Todas as tentativas de paz – Gbadolite, Bicesse, Lusaka – falharam. E a culpa desse fracasso nunca foi exclusivamente da UNITA. Houve sempre responsabilidades partilhadas. Portanto, JES nunca arquitetou paz nenhuma.

Obviamente, obteve a vitória na guerra. E a paz veio a seguir. JES não mandou fuzilar os membros da UNITA e integrou-os na sociedade. Impôs, portanto, as condições do armistício à outra parte. Tendo matado o líder da UNITA, confrontado com uma oposição desmoralizada, e necessitando de apoio externo para reconstruir o país, bem como a sua fortuna e dos seus generais e apaniguados, JES, que é inteligente, fez como muitos conquistadores desde a Antiguidade. Aplicou a clemência do vencedor e tratou de obter o saque da sua vitória sem mais obstáculos.
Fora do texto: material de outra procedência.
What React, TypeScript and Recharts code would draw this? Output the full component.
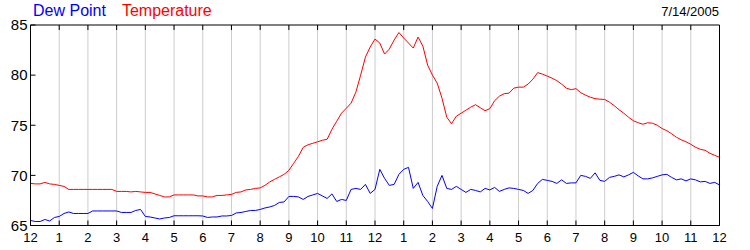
import React from "react"
import { LineChart, Line, XAxis, YAxis, CartesianGrid } from "recharts"

// 10-minute readings, midnight to midnight (145 points)
const temperature = [
  69.2, 69.15, 69.15, 69.3, 69.15, 69.1,
  69.0, 68.9, 68.6, 68.6, 68.6, 68.6,
  68.6, 68.6, 68.6, 68.6, 68.6, 68.6,
  68.4, 68.4, 68.4, 68.35, 68.4, 68.35,
  68.3, 68.3, 68.15, 68.0, 67.85, 67.85,
  68.05, 68.05, 68.05, 68.05, 68.05, 67.95,
  67.95, 67.85, 67.85, 68.0, 68.0, 68.05,
  68.1, 68.3, 68.35, 68.55, 68.6, 68.7,
  68.75, 69.0, 69.35, 69.6, 69.85, 70.1,
  70.5, 71.2, 71.9, 72.8, 73.05, 73.2,
  73.35, 73.5, 73.6, 74.6, 75.4, 76.2,
  76.7, 77.2, 78.3, 80.0, 81.8, 82.8,
  83.6, 83.2, 82.1, 82.6, 83.5, 84.25,
  83.7, 83.2, 82.7, 83.8, 82.9, 81.0,
  80.0, 79.2, 77.7, 75.8, 75.15, 75.9,
  76.2, 76.5, 76.8, 77.05, 76.75, 76.45,
  76.65, 77.45, 77.9, 78.15, 78.2, 78.7,
  78.8, 78.8, 79.1, 79.6, 80.25, 80.1,
  79.9, 79.7, 79.45, 79.1, 78.7, 78.55,
  78.65, 78.25, 78.0, 77.8, 77.65, 77.6,
  77.57, 77.3, 76.95, 76.55, 76.2, 75.8,
  75.45, 75.25, 75.1, 75.25, 75.2, 75.0,
  74.67, 74.45, 74.15, 73.8, 73.55, 73.35,
  73.1, 72.8, 72.6, 72.5, 72.2, 72.0,
  71.8,
]

const dewPoint = [
  65.5, 65.4, 65.4, 65.6, 65.45, 65.8,
  65.9, 66.2, 66.35, 66.2, 66.2, 66.2,
  66.2, 66.45, 66.45, 66.45, 66.45, 66.45,
  66.45, 66.3, 66.3, 66.3, 66.5, 66.6,
  65.9, 65.85, 65.75, 65.65, 65.75, 65.8,
  65.97, 65.97, 65.97, 65.97, 65.97, 65.97,
  65.95, 65.8, 65.85, 65.85, 65.95, 65.95,
  66.0, 66.25, 66.3, 66.4, 66.5, 66.5,
  66.6, 66.75, 66.85, 67.0, 67.3, 67.35,
  67.9, 67.9, 67.85, 67.6, 67.9, 68.05,
  68.2, 67.95, 67.7, 68.15, 67.4, 67.6,
  67.5, 68.6, 68.7, 68.6, 69.1, 68.2,
  68.6, 70.6, 69.7, 69.0, 69.1, 70.1,
  70.6, 70.8, 68.7, 69.3, 68.0, 67.4,
  66.7, 68.9, 70.0, 68.7, 68.6, 68.9,
  68.6, 68.3, 68.6, 68.5, 68.35, 68.7,
  68.55, 68.8, 68.4, 68.6, 68.75, 68.7,
  68.6, 68.5, 68.2, 68.5, 69.2, 69.6,
  69.5, 69.4, 69.2, 69.55, 69.2, 69.25,
  69.25, 70.0, 69.9, 69.7, 70.25, 69.5,
  69.4, 69.8, 69.9, 70.05, 69.85, 70.05,
  70.3, 69.95, 69.65, 69.65, 69.75, 69.9,
  70.05, 70.1, 69.8, 69.55, 69.65, 69.45,
  69.65, 69.55, 69.35, 69.4, 69.2, 69.3,
  69.05,
]

const hourTicks = [0, 1, 2, 3, 4, 5, 6, 7, 8, 9, 10, 11, 12, 13, 14, 15, 16, 17, 18, 19, 20, 21, 22, 23, 24]
const hourLabels = ["12", "1", "2", "3", "4", "5", "6", "7", "8", "9", "10", "11", "12", "1", "2", "3", "4", "5", "6", "7", "8", "9", "10", "11", "12"]
const valueTicks = [65, 70, 75, 80, 85]

const data = temperature.map((t, i) => ({ hour: i / 6, temp: t, dew: dewPoint[i] }))

const font = "Arial, 'Liberation Sans', sans-serif"

export default function App() {
  return (
    <div style={{ position: "absolute", left: 0, top: 0, width: 750, height: 250, background: "#fff", fontFamily: font }}>
      <div style={{ position: "absolute", left: 33, top: 2, fontSize: 16, whiteSpace: "nowrap" }}>
        <span style={{ color: "#0000ff" }}>Dew Point</span>
        <span style={{ color: "#ff0000", marginLeft: 16 }}>Temperature</span>
      </div>
      <div style={{ position: "absolute", right: 31, top: 4, fontSize: 13, color: "#000" }}>7/14/2005</div>
      <LineChart width={750} height={250} data={data} margin={{ top: 20.5, right: 0.5, left: 0.5, bottom: 0 }}>
        <CartesianGrid stroke="#cccccc" horizontalValues={[70, 75, 80]} verticalValues={hourTicks} />
        <XAxis
          dataKey="hour"
          type="number"
          domain={[0, 24]}
          ticks={hourTicks}
          tickFormatter={(v: number) => hourLabels[v]}
          height={24.5}
          tickSize={-5}
          tickMargin={12}
          axisLine={{ stroke: "#000" }}
          tickLine={{ stroke: "#000" }}
          tick={{ fill: "#000", fontSize: 13, fontFamily: font }}
          interval={0}
        />
        <XAxis
          xAxisId="top"
          orientation="top"
          dataKey="hour"
          type="number"
          domain={[0, 24]}
          ticks={hourTicks}
          height={4.5}
          tickSize={-5}
          axisLine={{ stroke: "#000" }}
          tickLine={{ stroke: "#000" }}
          tick={() => <g />}
          interval={0}
        />
        <YAxis
          yAxisId="left"
          domain={[65, 85]}
          ticks={valueTicks}
          width={30}
          tickSize={-5}
          tickMargin={8}
          axisLine={{ stroke: "#000" }}
          tickLine={{ stroke: "#000" }}
          tick={{ fill: "#000", fontSize: 15, fontFamily: font }}
          interval={0}
        />
        <YAxis
          yAxisId="right"
          orientation="right"
          domain={[65, 85]}
          ticks={valueTicks}
          width={30}
          tickSize={-5}
          tickMargin={11}
          axisLine={{ stroke: "#000" }}
          tickLine={{ stroke: "#000" }}
          tick={{ fill: "#000", fontSize: 15, fontFamily: font }}
          interval={0}
        />
        <Line yAxisId="left" type="linear" dataKey="dew" stroke="#0000ff" strokeWidth={1} dot={false} isAnimationActive={false} />
        <Line yAxisId="left" type="linear" dataKey="temp" stroke="#ff0000" strokeWidth={1} dot={false} isAnimationActive={false} />
      </LineChart>
    </div>
  )
}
A verdade é que a partir de 2002 o papel da UNITA se reduziu à suave vassalagem. Quem mandou e manda foi o MPLA. JES não foi o Arquiteto da Paz. Foi, isso sim, o Arquitecto da Vitória do MPLA. Se os militantes quiserem comemorar isso, estão no seu direito, mas não tentem enganar os distraídos.

Vai começar o ataque às redes sociais?

Na Angola contemporânea, a principal e real oposição ao regime do MPLA está nas redes sociais. Milhões de pessoas diariamente fustigam o MPLA, as “vigarices” dos seus dirigentes, a corrupção dos seus líderes e a ineptidão das suas políticas. Este é um movimento que tem vindo a alastrar – e, num país com uma população extremamente jovem, a tendência será de crescimento exponencial.

Obviamente, o MPLA não controla esta situação e sabe que ela poderá colocar em perigo o monopólio partidário, bem mais do que as autarquias locais.

É por isso que, de vez em quando, vai lançando uns balões de ensaio para uma sinificação das redes sociais. A China, como se sabe, exerce um controlo férreo sobre as redes sociais, não permitindo qualquer dissidência. Angola é um aliado e diligente aluno da China, de quem aliás depende financeiramente, por isso, não admira que esteja a estudar os métodos chineses de controlo das redes sociais para os aplicar em Angola. É isso que as seguintes palavras contidas no comunicado querem dizer: “MPLA exortou a todos os cidadãos, para que, no cumprimento dos seus deveres e no exercício dos seus direitos, prezem por uma conduta com princípios e valores, ética e obediência à lei e à ordem pública, principalmente no uso ético e racional das redes sociais e das novas tecnologias de informação, para que, juntos, os angolanos continuem a edificar uma Angola saudável e digna, em que as gerações vindouras se orgulhem dos feitos do presente.”

Trata-se de uma sugestão extremamente perigosa, à qual os defensores das liberdades devem manter-se atentos. O que estará o Governo disposto a fazer para implementar o “uso ético e racional” das redes sociais?